* Your instructions: Transcribe the material verbatim in full; the pictures do not belong in the copy.

--- Start Recorded information ---

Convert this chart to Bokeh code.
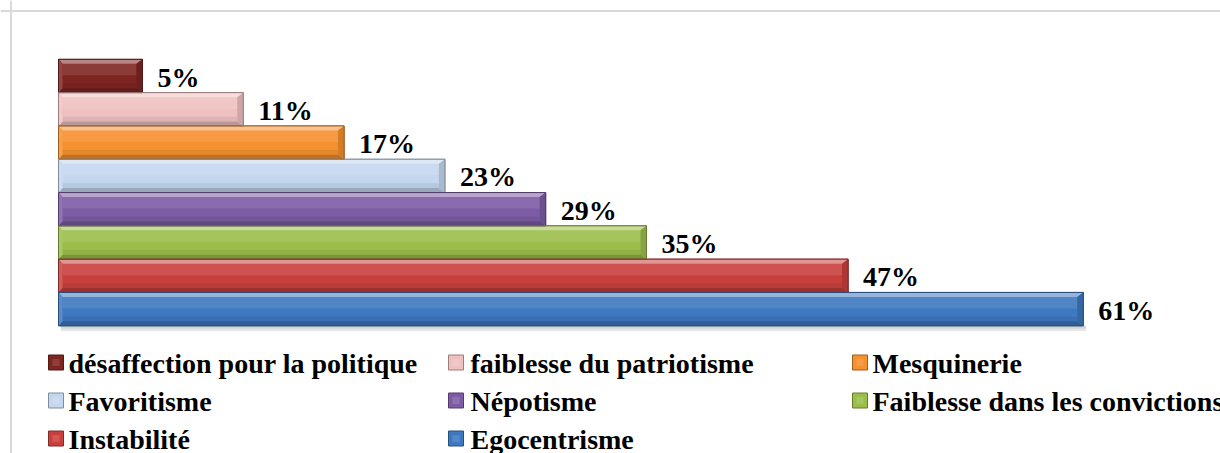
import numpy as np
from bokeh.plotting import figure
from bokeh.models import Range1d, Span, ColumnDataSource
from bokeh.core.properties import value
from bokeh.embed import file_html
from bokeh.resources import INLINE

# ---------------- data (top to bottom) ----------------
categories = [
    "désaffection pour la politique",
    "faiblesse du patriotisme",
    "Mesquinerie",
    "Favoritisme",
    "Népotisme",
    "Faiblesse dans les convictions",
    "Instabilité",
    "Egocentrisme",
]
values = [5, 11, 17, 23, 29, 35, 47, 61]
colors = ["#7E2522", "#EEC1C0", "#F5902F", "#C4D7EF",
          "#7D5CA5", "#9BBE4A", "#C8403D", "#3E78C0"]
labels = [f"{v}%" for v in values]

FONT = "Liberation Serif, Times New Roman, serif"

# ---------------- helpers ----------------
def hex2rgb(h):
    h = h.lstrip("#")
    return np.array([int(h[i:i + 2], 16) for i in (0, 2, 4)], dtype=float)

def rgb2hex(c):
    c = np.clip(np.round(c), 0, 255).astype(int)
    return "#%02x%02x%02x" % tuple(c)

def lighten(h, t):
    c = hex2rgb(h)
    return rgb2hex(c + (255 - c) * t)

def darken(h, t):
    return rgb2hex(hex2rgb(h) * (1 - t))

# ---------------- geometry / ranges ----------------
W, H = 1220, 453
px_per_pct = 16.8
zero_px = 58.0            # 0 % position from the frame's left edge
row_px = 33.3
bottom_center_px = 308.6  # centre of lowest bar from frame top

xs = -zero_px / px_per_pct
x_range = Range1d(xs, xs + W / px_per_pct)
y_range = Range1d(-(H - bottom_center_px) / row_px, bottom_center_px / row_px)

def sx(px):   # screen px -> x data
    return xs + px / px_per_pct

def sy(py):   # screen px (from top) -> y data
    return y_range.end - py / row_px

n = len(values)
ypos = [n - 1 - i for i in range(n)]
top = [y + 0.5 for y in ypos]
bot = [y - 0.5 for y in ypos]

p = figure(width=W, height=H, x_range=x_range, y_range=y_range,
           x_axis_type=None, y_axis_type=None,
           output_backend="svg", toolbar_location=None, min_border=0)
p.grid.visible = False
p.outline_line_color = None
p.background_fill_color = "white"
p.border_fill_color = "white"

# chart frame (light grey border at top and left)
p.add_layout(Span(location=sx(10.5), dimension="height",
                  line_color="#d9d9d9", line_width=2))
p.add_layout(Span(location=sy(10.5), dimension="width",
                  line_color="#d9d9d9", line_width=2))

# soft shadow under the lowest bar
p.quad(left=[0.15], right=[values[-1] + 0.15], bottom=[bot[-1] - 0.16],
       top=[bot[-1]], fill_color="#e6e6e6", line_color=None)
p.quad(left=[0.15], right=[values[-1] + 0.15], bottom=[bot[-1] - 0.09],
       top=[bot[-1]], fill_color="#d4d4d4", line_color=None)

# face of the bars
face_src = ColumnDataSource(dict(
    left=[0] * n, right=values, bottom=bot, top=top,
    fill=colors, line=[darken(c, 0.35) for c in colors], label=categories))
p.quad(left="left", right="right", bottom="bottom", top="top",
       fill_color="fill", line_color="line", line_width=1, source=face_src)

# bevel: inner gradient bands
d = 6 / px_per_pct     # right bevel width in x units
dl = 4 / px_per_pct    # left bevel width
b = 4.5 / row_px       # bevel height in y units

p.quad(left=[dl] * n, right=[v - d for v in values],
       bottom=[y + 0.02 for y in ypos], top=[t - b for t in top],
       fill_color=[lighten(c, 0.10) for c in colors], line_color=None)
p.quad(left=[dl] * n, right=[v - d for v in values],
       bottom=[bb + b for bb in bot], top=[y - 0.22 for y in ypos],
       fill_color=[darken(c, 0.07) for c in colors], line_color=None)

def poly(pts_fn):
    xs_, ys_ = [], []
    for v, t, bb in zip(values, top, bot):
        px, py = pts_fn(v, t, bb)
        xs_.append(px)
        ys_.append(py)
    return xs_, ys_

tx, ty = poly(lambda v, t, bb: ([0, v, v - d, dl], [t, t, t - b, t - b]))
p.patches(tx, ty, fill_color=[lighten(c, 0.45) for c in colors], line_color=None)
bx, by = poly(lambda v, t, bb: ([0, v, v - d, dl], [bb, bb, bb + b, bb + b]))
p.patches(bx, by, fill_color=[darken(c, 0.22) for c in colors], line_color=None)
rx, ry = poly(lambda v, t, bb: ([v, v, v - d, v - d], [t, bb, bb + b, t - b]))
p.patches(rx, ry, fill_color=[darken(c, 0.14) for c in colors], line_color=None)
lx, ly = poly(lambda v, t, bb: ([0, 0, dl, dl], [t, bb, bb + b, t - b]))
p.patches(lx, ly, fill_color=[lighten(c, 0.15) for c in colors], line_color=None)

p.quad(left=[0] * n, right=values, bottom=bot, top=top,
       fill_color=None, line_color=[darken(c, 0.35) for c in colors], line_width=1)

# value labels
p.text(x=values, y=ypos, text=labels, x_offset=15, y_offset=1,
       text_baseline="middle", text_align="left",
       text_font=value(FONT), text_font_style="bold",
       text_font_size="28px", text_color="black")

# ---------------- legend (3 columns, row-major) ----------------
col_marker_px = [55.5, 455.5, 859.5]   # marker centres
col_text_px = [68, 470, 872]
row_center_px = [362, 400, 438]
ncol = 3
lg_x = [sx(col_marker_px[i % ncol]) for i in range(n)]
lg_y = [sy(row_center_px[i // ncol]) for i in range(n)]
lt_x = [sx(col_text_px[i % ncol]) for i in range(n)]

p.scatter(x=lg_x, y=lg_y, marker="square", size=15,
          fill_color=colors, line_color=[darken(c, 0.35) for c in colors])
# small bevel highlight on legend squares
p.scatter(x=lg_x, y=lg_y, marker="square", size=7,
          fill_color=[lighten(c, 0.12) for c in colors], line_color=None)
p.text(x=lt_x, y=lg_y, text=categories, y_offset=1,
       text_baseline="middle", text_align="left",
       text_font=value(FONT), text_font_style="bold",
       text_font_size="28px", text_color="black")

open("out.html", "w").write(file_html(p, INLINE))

--- End Recorded information ---

* Output:
Convert this chart to Bokeh code.
import numpy as np
from bokeh.plotting import figure
from bokeh.models import Range1d, Span, ColumnDataSource
from bokeh.core.properties import value
from bokeh.embed import file_html
from bokeh.resources import INLINE

# ---------------- data (top to bottom) ----------------
categories = [
    "désaffection pour la politique",
    "faiblesse du patriotisme",
    "Mesquinerie",
    "Favoritisme",
    "Népotisme",
    "Faiblesse dans les convictions",
    "Instabilité",
    "Egocentrisme",
]
values = [5, 11, 17, 23, 29, 35, 47, 61]
colors = ["#7E2522", "#EEC1C0", "#F5902F", "#C4D7EF",
          "#7D5CA5", "#9BBE4A", "#C8403D", "#3E78C0"]
labels = [f"{v}%" for v in values]

FONT = "Liberation Serif, Times New Roman, serif"

# ---------------- helpers ----------------
def hex2rgb(h):
    h = h.lstrip("#")
    return np.array([int(h[i:i + 2], 16) for i in (0, 2, 4)], dtype=float)

def rgb2hex(c):
    c = np.clip(np.round(c), 0, 255).astype(int)
    return "#%02x%02x%02x" % tuple(c)

def lighten(h, t):
    c = hex2rgb(h)
    return rgb2hex(c + (255 - c) * t)

def darken(h, t):
    return rgb2hex(hex2rgb(h) * (1 - t))

# ---------------- geometry / ranges ----------------
W, H = 1220, 453
px_per_pct = 16.8
zero_px = 58.0            # 0 % position from the frame's left edge
row_px = 33.3
bottom_center_px = 308.6  # centre of lowest bar from frame top

xs = -zero_px / px_per_pct
x_range = Range1d(xs, xs + W / px_per_pct)
y_range = Range1d(-(H - bottom_center_px) / row_px, bottom_center_px / row_px)

def sx(px):   # screen px -> x data
    return xs + px / px_per_pct

def sy(py):   # screen px (from top) -> y data
    return y_range.end - py / row_px

n = len(values)
ypos = [n - 1 - i for i in range(n)]
top = [y + 0.5 for y in ypos]
bot = [y - 0.5 for y in ypos]

p = figure(width=W, height=H, x_range=x_range, y_range=y_range,
           x_axis_type=None, y_axis_type=None,
           output_backend="svg", toolbar_location=None, min_border=0)
p.grid.visible = False
p.outline_line_color = None
p.background_fill_color = "white"
p.border_fill_color = "white"

# chart frame (light grey border at top and left)
p.add_layout(Span(location=sx(10.5), dimension="height",
                  line_color="#d9d9d9", line_width=2))
p.add_layout(Span(location=sy(10.5), dimension="width",
                  line_color="#d9d9d9", line_width=2))

# soft shadow under the lowest bar
p.quad(left=[0.15], right=[values[-1] + 0.15], bottom=[bot[-1] - 0.16],
       top=[bot[-1]], fill_color="#e6e6e6", line_color=None)
p.quad(left=[0.15], right=[values[-1] + 0.15], bottom=[bot[-1] - 0.09],
       top=[bot[-1]], fill_color="#d4d4d4", line_color=None)

# face of the bars
face_src = ColumnDataSource(dict(
    left=[0] * n, right=values, bottom=bot, top=top,
    fill=colors, line=[darken(c, 0.35) for c in colors], label=categories))
p.quad(left="left", right="right", bottom="bottom", top="top",
       fill_color="fill", line_color="line", line_width=1, source=face_src)

# bevel: inner gradient bands
d = 6 / px_per_pct     # right bevel width in x units
dl = 4 / px_per_pct    # left bevel width
b = 4.5 / row_px       # bevel height in y units

p.quad(left=[dl] * n, right=[v - d for v in values],
       bottom=[y + 0.02 for y in ypos], top=[t - b for t in top],
       fill_color=[lighten(c, 0.10) for c in colors], line_color=None)
p.quad(left=[dl] * n, right=[v - d for v in values],
       bottom=[bb + b for bb in bot], top=[y - 0.22 for y in ypos],
       fill_color=[darken(c, 0.07) for c in colors], line_color=None)

def poly(pts_fn):
    xs_, ys_ = [], []
    for v, t, bb in zip(values, top, bot):
        px, py = pts_fn(v, t, bb)
        xs_.append(px)
        ys_.append(py)
    return xs_, ys_

tx, ty = poly(lambda v, t, bb: ([0, v, v - d, dl], [t, t, t - b, t - b]))
p.patches(tx, ty, fill_color=[lighten(c, 0.45) for c in colors], line_color=None)
bx, by = poly(lambda v, t, bb: ([0, v, v - d, dl], [bb, bb, bb + b, bb + b]))
p.patches(bx, by, fill_color=[darken(c, 0.22) for c in colors], line_color=None)
rx, ry = poly(lambda v, t, bb: ([v, v, v - d, v - d], [t, bb, bb + b, t - b]))
p.patches(rx, ry, fill_color=[darken(c, 0.14) for c in colors], line_color=None)
lx, ly = poly(lambda v, t, bb: ([0, 0, dl, dl], [t, bb, bb + b, t - b]))
p.patches(lx, ly, fill_color=[lighten(c, 0.15) for c in colors], line_color=None)

p.quad(left=[0] * n, right=values, bottom=bot, top=top,
       fill_color=None, line_color=[darken(c, 0.35) for c in colors], line_width=1)

# value labels
p.text(x=values, y=ypos, text=labels, x_offset=15, y_offset=1,
       text_baseline="middle", text_align="left",
       text_font=value(FONT), text_font_style="bold",
       text_font_size="28px", text_color="black")

# ---------------- legend (3 columns, row-major) ----------------
col_marker_px = [55.5, 455.5, 859.5]   # marker centres
col_text_px = [68, 470, 872]
row_center_px = [362, 400, 438]
ncol = 3
lg_x = [sx(col_marker_px[i % ncol]) for i in range(n)]
lg_y = [sy(row_center_px[i // ncol]) for i in range(n)]
lt_x = [sx(col_text_px[i % ncol]) for i in range(n)]

p.scatter(x=lg_x, y=lg_y, marker="square", size=15,
          fill_color=colors, line_color=[darken(c, 0.35) for c in colors])
# small bevel highlight on legend squares
p.scatter(x=lg_x, y=lg_y, marker="square", size=7,
          fill_color=[lighten(c, 0.12) for c in colors], line_color=None)
p.text(x=lt_x, y=lg_y, text=categories, y_offset=1,
       text_baseline="middle", text_align="left",
       text_font=value(FONT), text_font_style="bold",
       text_font_size="28px", text_color="black")

open("out.html", "w").write(file_html(p, INLINE))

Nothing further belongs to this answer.